*Material:*
● ● ● ●

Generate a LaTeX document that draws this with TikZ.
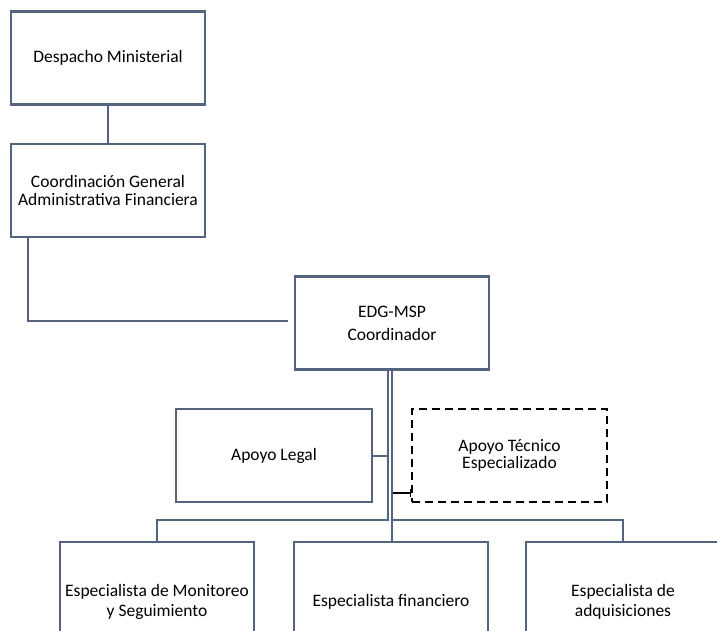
\documentclass[tikz,border=0pt]{standalone}
\usepackage{fontspec}
\setmainfont{Carlito}
\usetikzlibrary{arrows.meta}
\definecolor{frame}{RGB}{84,99,128}
\tikzset{
  orgbox/.style={draw=frame, line width=2.2pt, minimum width=#1, minimum height=93pt, inner sep=0pt, align=center, font=\fontsize{17.5}{18.5}\selectfont},
  orgbox/.default=194pt,
  tecbox/.style={draw=black, line width=2pt, dash pattern=on 8pt off 5pt, minimum width=195pt, minimum height=93pt, inner sep=0pt, align=center, font=\fontsize{17.5}{17}\selectfont},
  link/.style={draw=frame, line width=2pt},
  tecline/.style={draw=black, line width=1.4pt, -{Bar[width=8pt,line width=1.4pt]}}
}
\begin{document}
\begin{tikzpicture}[x=1pt,y=-1pt]
\useasboundingbox (0,0) rectangle (717,630);
\begin{scope}
\clip (0,0) rectangle (717,630);
\node[orgbox] (desp) at (108,58) {Despacho Ministerial};
\node[orgbox] (coord) at (108,190.5) {Coordinación General\\Administrativa Financiera};
\node[orgbox, font=\fontsize{17.5}{23}\selectfont] (edg) at (392,323) {EDG-MSP\\Coordinador};
\node[orgbox=196pt] (legal) at (274,455.5) {Apoyo Legal};
\node[tecbox] (tec) at (509.5,455.5) {Apoyo Técnico\\Especializado};
\node[orgbox, minimum height=120pt, font=\fontsize{17.5}{19.5}\selectfont] (bl) at (157,602) {Especialista de Monitoreo\\y Seguimiento};
\node[orgbox, minimum height=120pt, font=\fontsize{17.5}{19.5}\selectfont] (bm) at (391,602) {Especialista financiero};
\node[orgbox, minimum height=120pt, font=\fontsize{17.5}{19.5}\selectfont] (br) at (623,602) {Especialista de\\adquisiciones};
% connectors
\draw[link] (desp.south) -- (coord.south |- coord.north);
\draw[link] ([xshift=18pt]coord.south west) |- ([shift={(-6pt,2pt)}]edg.west);
\draw[link] ([xshift=-4.5pt]edg.south) -- ++(0,149) -| (bl.north);
\draw[link] ([xshift=0pt]edg.south) -- ([xshift=1pt]bm.north);
\draw[link] ([xshift=0pt]edg.south) -- ++(0,149) -| (br.north);
\draw[link] (legal.east) -- ([xshift=-4.5pt]edg.south |- legal.east);
\path ([yshift=-37.5pt]tec.west) coordinate (tecin);
\draw[tecline] ([xshift=1pt]edg.south |- tecin) -- (tecin);
\end{scope}
\end{tikzpicture}
\end{document}
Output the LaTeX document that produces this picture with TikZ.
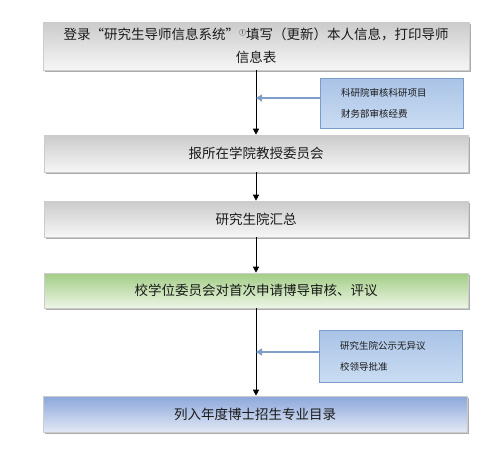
\documentclass[tikz,border=0pt]{standalone}
\usepackage{fontspec}
\setmainfont{Noto Sans CJK SC}
\usetikzlibrary{arrows.meta,shadows}
\definecolor{sideborder}{HTML}{7A9CC8}
\definecolor{sidetop}{HTML}{A9C3E6}
\definecolor{sidebot}{HTML}{CADCF2}
\definecolor{arrowblue}{HTML}{7F9FCA}
\definecolor{greytop}{HTML}{CBCBCB}
\definecolor{greybot}{HTML}{F6F6F6}
\definecolor{greentop}{HTML}{A2CD85}
\definecolor{greenbot}{HTML}{EDF5E6}
\definecolor{bluetop}{HTML}{8BA7DA}
\definecolor{bluebot}{HTML}{E2E8F5}
\definecolor{txt}{HTML}{1A1A1A}
\tikzset{
  mainbox/.style={rectangle, draw=gray!40, line width=0.6pt, text=txt,
    font=\fontsize{13.5}{23}\selectfont, align=center, inner sep=0pt,
    drop shadow={shadow xshift=2pt, shadow yshift=-2pt, fill=gray!65, opacity=1}},
  greybox/.style={mainbox, top color=greytop, bottom color=greybot},
  greenbox/.style={mainbox, top color=greentop, bottom color=greenbot},
  bluebox/.style={mainbox, top color=bluetop, bottom color=bluebot},
  sidebox/.style={rectangle, draw=sideborder, line width=0.8pt, top color=sidetop,
    bottom color=sidebot, text=txt, font=\fontsize{9.5}{21}\selectfont,
    align=left, inner sep=0pt, text width=125pt},
  flow/.style={draw=black, line width=0.7pt, -{Triangle[width=6pt,length=6pt]}},
  feed/.style={draw=arrowblue, line width=2pt, -{Triangle[width=7pt,length=6pt]}}
}
\begin{document}
\begin{tikzpicture}[x=1pt,y=-1pt]
\useasboundingbox (0,0) rectangle (503,469);
\node[greybox, minimum width=426pt, minimum height=48pt] (b1) at (256,46)
  {登录\makebox[1em][r]{“}研究生导师信息系统\makebox[1em][l]{”}\raisebox{4pt}{\fontsize{7}{7}\selectfont ①}填写（更新）本人信息，打印导师\\信息表};
\node[greybox, minimum width=424pt, minimum height=37pt] (b2) at (256,153.5) {报所在学院教授委员会};
\node[greybox, minimum width=424pt, minimum height=36pt] (b3) at (256,219) {研究生院汇总};
\node[greenbox, minimum width=424pt, minimum height=35pt] (b4) at (256,290.5) {校学位委员会对首次申请博导审核、评议};
\node[bluebox, minimum width=424pt, minimum height=36pt] (b5) at (255,414) {列入年度博士招生专业目录};
\node[sidebox, minimum width=143pt, minimum height=50pt] (s1) at (391.5,103)
  {\hspace*{12pt}科研院审核科研项目\\\hspace*{12pt}财务部审核经费};
\node[sidebox, minimum width=143pt, minimum height=52pt] (s2) at (390.5,356)
  {\hspace*{12pt}研究生院公示无异议\\\hspace*{12pt}校领导批准};
\draw[flow] (b1.south) -- (b2.north);
\draw[flow] (b2.south) -- (b3.north);
\draw[flow] (b3.south) -- (b4.north);
\draw[flow] (b4.south) -- (b4.south |- b5.north);
\draw[feed] ([yshift=5pt]s1.west) -- ([yshift=5pt]s1.west -| b1.south);
\draw[feed] ([yshift=4pt]s2.west) -- ([yshift=4pt]s2.west -| b4.south);
\end{tikzpicture}
\end{document}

● ● ● ●

*What is required:* Locate all lines holding the word "this", then copy them out.

*Final result:*
Generate a LaTeX document that draws this with TikZ.
Output the LaTeX document that produces this picture with TikZ.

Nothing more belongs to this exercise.